The exercise ->
Of the lines below, count those containing the word "Reproduce". Reply with the number alone.

Collected data ->
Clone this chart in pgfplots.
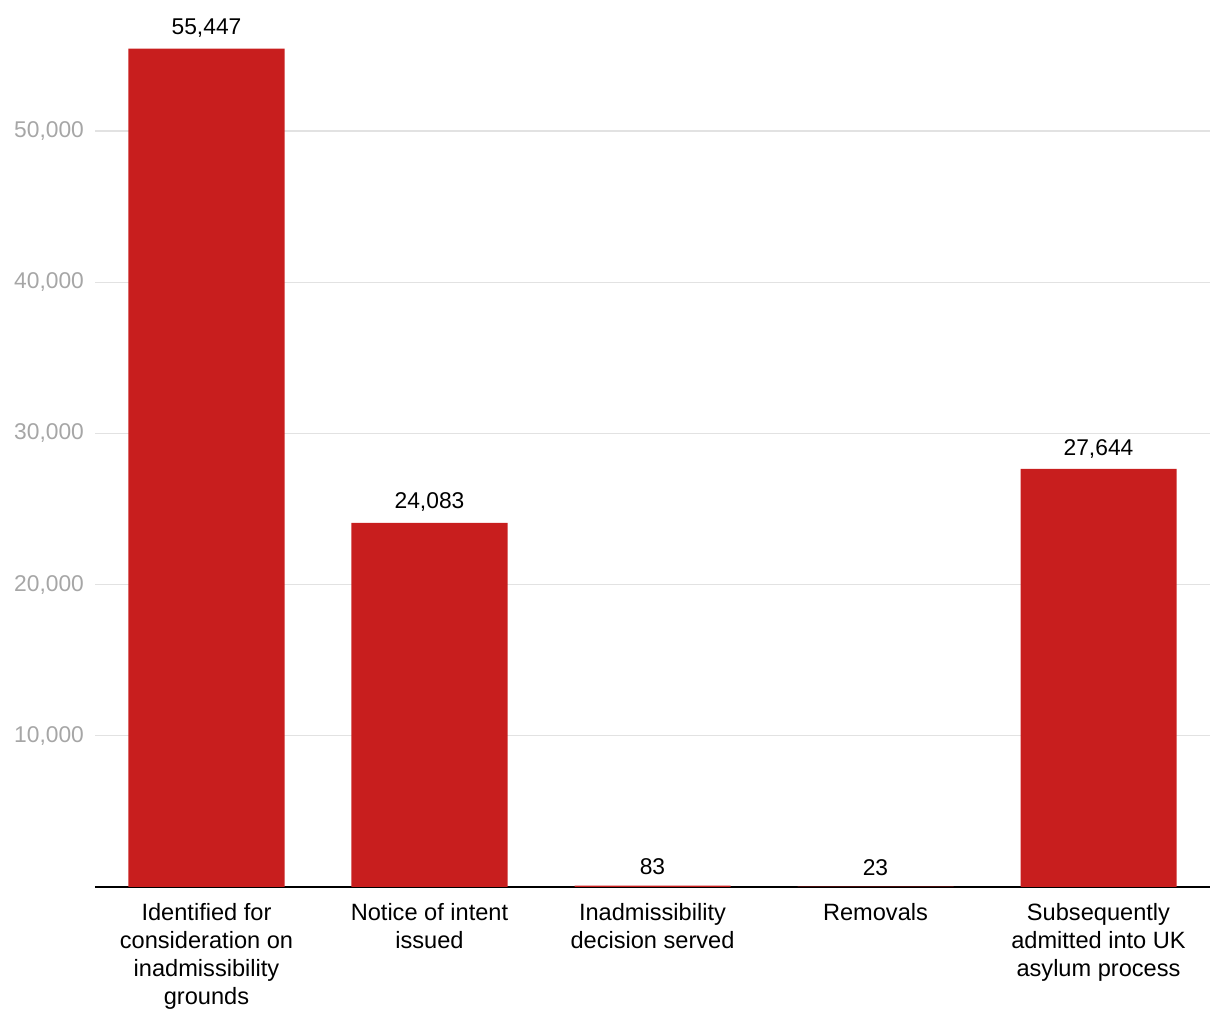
\documentclass[border=0pt]{standalone}
\usepackage{pgfplots}
\pgfplotsset{compat=1.18}
\usepackage{fontspec}
\setmainfont{Liberation Sans}
\definecolor{barred}{HTML}{C81E1E}
\definecolor{ticktext}{HTML}{A6A6A6}
\definecolor{gridc}{HTML}{E2E2E2}
\begin{document}
\begin{tikzpicture}
\begin{axis}[
  scale only axis,
  width=557.5pt, height=438.5pt,
  xmin=-0.5, xmax=4.5,
  ymin=0, ymax=58000,
  ybar, bar width=78pt,
  xtick={0,1,2,3,4},
  xticklabels={{Identified for\\consideration on\\inadmissibility\\grounds},{Notice of intent\\issued},{Inadmissibility\\decision served},{Removals},{Subsequently\\admitted into UK\\asylum process}},
  xticklabel style={align=center, font=\fontsize{11.8}{14}\selectfont, text=black, yshift=-4.5pt},
  ytick={10000,20000,30000,40000,50000},
  yticklabel style={font=\fontsize{11.4}{13}\selectfont, text=ticktext, xshift=-2pt},
  /pgf/number format/assume math mode=true,
  /pgf/number format/1000 sep={,},
  scaled y ticks=false,
  ymajorgrids, grid style={gridc, line width=0.6pt},
  axis x line*=bottom, axis y line*=left,
  y axis line style={draw=none},
  x axis line style={black, line width=0.8pt, -},
  major tick length=0pt,
  nodes near coords,
  nodes near coords style={font=\fontsize{11.4}{13}\selectfont, text=black, /pgf/number format/1000 sep={,}, yshift=2pt},
  clip=false,
]
\addplot[fill=barred, draw=none] coordinates {(0,55447) (1,24083) (2,83) (3,23) (4,27644)};
\end{axis}
\pgfresetboundingbox
\path (-47.5pt,-66.5pt) rectangle (562.5pt,443.5pt);
\end{tikzpicture}
\end{document}
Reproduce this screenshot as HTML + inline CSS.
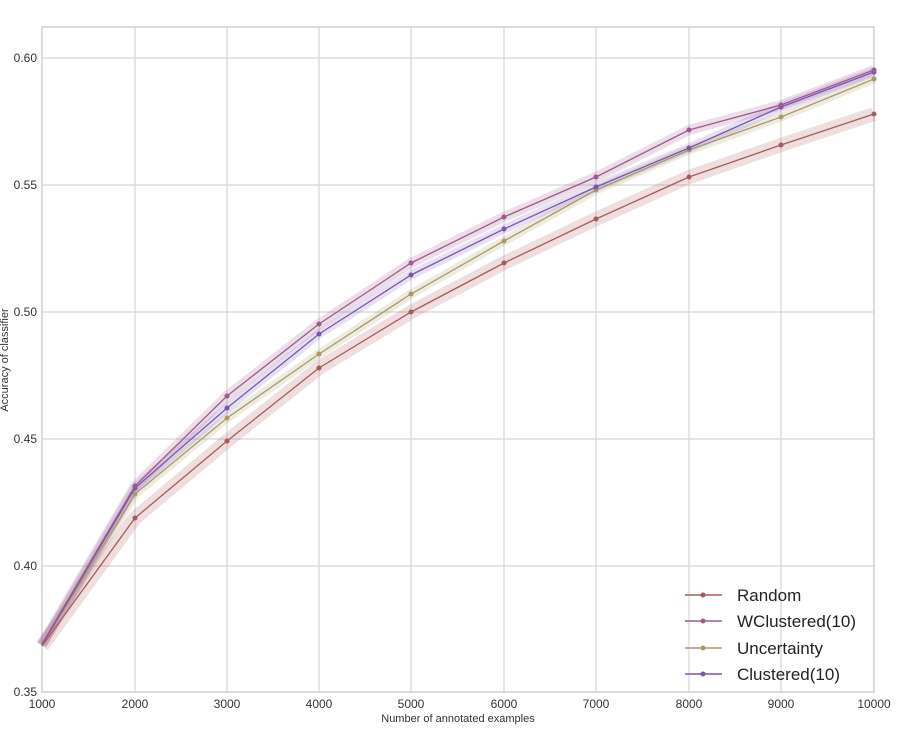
<!DOCTYPE html>
<html><head><meta charset="utf-8"><style>body{margin:0;background:#fff}svg{display:block}text{font-family:"Liberation Sans",sans-serif}</style></head><body>
<svg width="916" height="746" viewBox="0 0 916 746" xmlns="http://www.w3.org/2000/svg">
<g stroke="#d5d5d5" stroke-width="1.2">
<line x1="42" y1="58" x2="874" y2="58"/><line x1="42" y1="185" x2="874" y2="185"/><line x1="42" y1="312" x2="874" y2="312"/><line x1="42" y1="439" x2="874" y2="439"/><line x1="42" y1="566" x2="874" y2="566"/>
<line x1="135" y1="27" x2="135" y2="692"/><line x1="227" y1="27" x2="227" y2="692"/><line x1="319" y1="27" x2="319" y2="692"/><line x1="411" y1="27" x2="411" y2="692"/><line x1="504" y1="27" x2="504" y2="692"/><line x1="596" y1="27" x2="596" y2="692"/><line x1="689" y1="27" x2="689" y2="692"/><line x1="781" y1="27" x2="781" y2="692"/>
</g>
<rect x="42" y="27" width="832" height="665" fill="none" stroke="#d0d0d0" stroke-width="1.5"/>
<g font-size="12" fill="#333" text-anchor="end">
<text x="37" y="62">0.60</text><text x="37" y="189">0.55</text><text x="37" y="316">0.50</text><text x="37" y="443">0.45</text><text x="37" y="570">0.40</text><text x="37" y="696">0.35</text>
</g>
<g font-size="12" fill="#333" text-anchor="middle">
<text x="42" y="708">1000</text><text x="135" y="708">2000</text><text x="227" y="708">3000</text><text x="319" y="708">4000</text><text x="411" y="708">5000</text><text x="504" y="708">6000</text><text x="596" y="708">7000</text><text x="689" y="708">8000</text><text x="781" y="708">9000</text><text x="874" y="708">10000</text>
<text x="458" y="722" font-size="11">Number of annotated examples</text>
<text transform="translate(8,360) rotate(-90)" font-size="11">Accuracy of classifier</text>
</g>
<!-- bands -->
<polyline fill="none" stroke="#a85a5a" stroke-opacity="0.2" stroke-width="14" stroke-linejoin="round" points="42,646 135,518 227,441 319,368 411,312 504,263 596,219 689,177 781,145 874,114"/>
<polyline fill="none" stroke="#a89a62" stroke-opacity="0.2" stroke-width="9" stroke-linejoin="round" points="42,645 135,494 227,418 319,354 411,294 504,241 596,190 689,150 781,117 874,79"/>
<polyline fill="none" stroke="#7a55b0" stroke-opacity="0.18" stroke-width="9" stroke-linejoin="round" points="42,645 135,488 227,408 319,334 411,275 504,229 596,187 689,148 781,107 874,72"/>
<polyline fill="none" stroke="#a0588f" stroke-opacity="0.2" stroke-width="10" stroke-linejoin="round" points="42,644 135,486 227,396 319,324 411,263 504,217 596,177 689,130 781,105 874,70"/>
<g stroke-width="1.3" fill="none">
<polyline stroke="#a85a5a" points="42,646 135,518 227,441 319,368 411,312 504,263 596,219 689,177 781,145 874,114"/>
<polyline stroke="#a89a62" points="42,645 135,494 227,418 319,354 411,294 504,241 596,190 689,150 781,117 874,79"/>
<polyline stroke="#7a55b0" points="42,645 135,488 227,408 319,334 411,275 504,229 596,187 689,148 781,107 874,72"/>
<polyline stroke="#a0588f" points="42,644 135,486 227,396 319,324 411,263 504,217 596,177 689,130 781,105 874,70"/>
</g>
<g fill="#a85a5a"><circle cx="135" cy="518" r="2.5"/><circle cx="227" cy="441" r="2.5"/><circle cx="319" cy="368" r="2.5"/><circle cx="411" cy="312" r="2.5"/><circle cx="504" cy="263" r="2.5"/><circle cx="596" cy="219" r="2.5"/><circle cx="689" cy="177" r="2.5"/><circle cx="781" cy="145" r="2.5"/><circle cx="874" cy="114" r="2.5"/></g>
<g fill="#a89a62"><circle cx="135" cy="494" r="2.5"/><circle cx="227" cy="418" r="2.5"/><circle cx="319" cy="354" r="2.5"/><circle cx="411" cy="294" r="2.5"/><circle cx="504" cy="241" r="2.5"/><circle cx="596" cy="190" r="2.5"/><circle cx="689" cy="150" r="2.5"/><circle cx="781" cy="117" r="2.5"/><circle cx="874" cy="79" r="2.5"/></g>
<g fill="#7a55b0"><circle cx="135" cy="488" r="2.5"/><circle cx="227" cy="408" r="2.5"/><circle cx="319" cy="334" r="2.5"/><circle cx="411" cy="275" r="2.5"/><circle cx="504" cy="229" r="2.5"/><circle cx="596" cy="187" r="2.5"/><circle cx="689" cy="148" r="2.5"/><circle cx="781" cy="107" r="2.5"/><circle cx="874" cy="72" r="2.5"/></g>
<g fill="#a0588f"><circle cx="135" cy="486" r="2.5"/><circle cx="227" cy="396" r="2.5"/><circle cx="319" cy="324" r="2.5"/><circle cx="411" cy="263" r="2.5"/><circle cx="504" cy="217" r="2.5"/><circle cx="596" cy="177" r="2.5"/><circle cx="689" cy="130" r="2.5"/><circle cx="781" cy="105" r="2.5"/><circle cx="874" cy="70" r="2.5"/></g>
<g stroke-width="1.5">
<line x1="685" y1="595" x2="722" y2="595" stroke="#a85a5a"/><circle cx="703" cy="595" r="2.5" fill="#a85a5a"/>
<line x1="685" y1="621" x2="722" y2="621" stroke="#a0588f"/><circle cx="703" cy="621" r="2.5" fill="#a0588f"/>
<line x1="685" y1="648" x2="722" y2="648" stroke="#a89a62"/><circle cx="703" cy="648" r="2.5" fill="#a89a62"/>
<line x1="685" y1="674" x2="722" y2="674" stroke="#7a55b0"/><circle cx="703" cy="674" r="2.5" fill="#7a55b0"/>
</g>
<g font-size="17" fill="#222">
<text x="737" y="601">Random</text><text x="737" y="627">WClustered(10)</text><text x="737" y="654">Uncertainty</text><text x="737" y="680">Clustered(10)</text>
</g>
</svg>
</body></html>
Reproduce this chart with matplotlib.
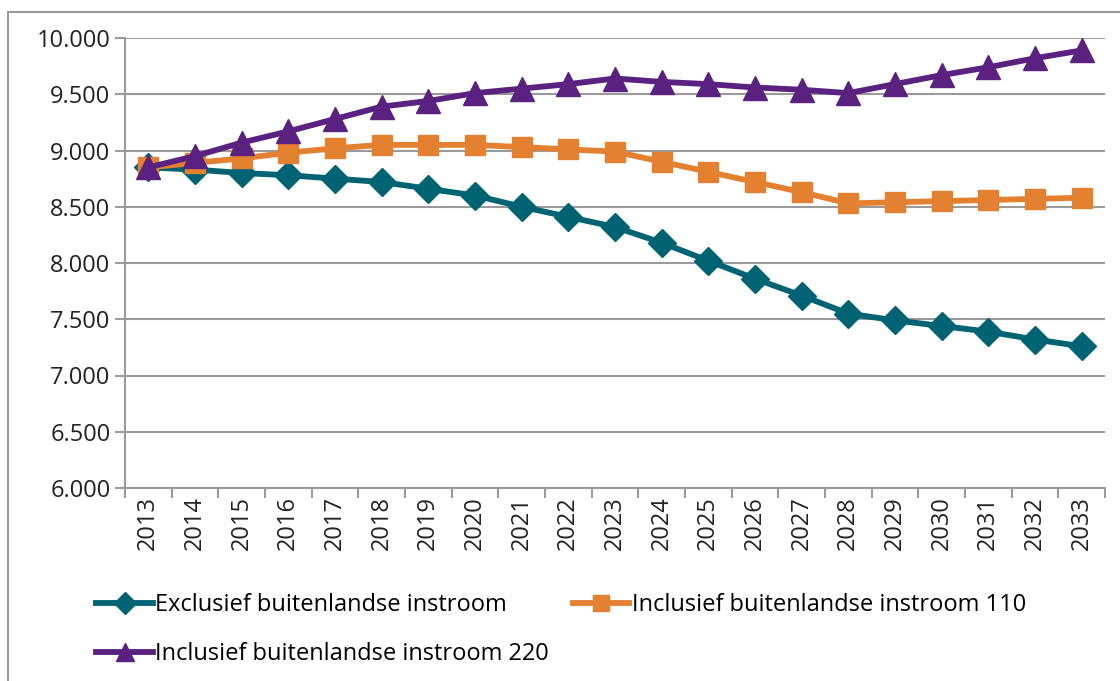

Reply to the exercise ->
2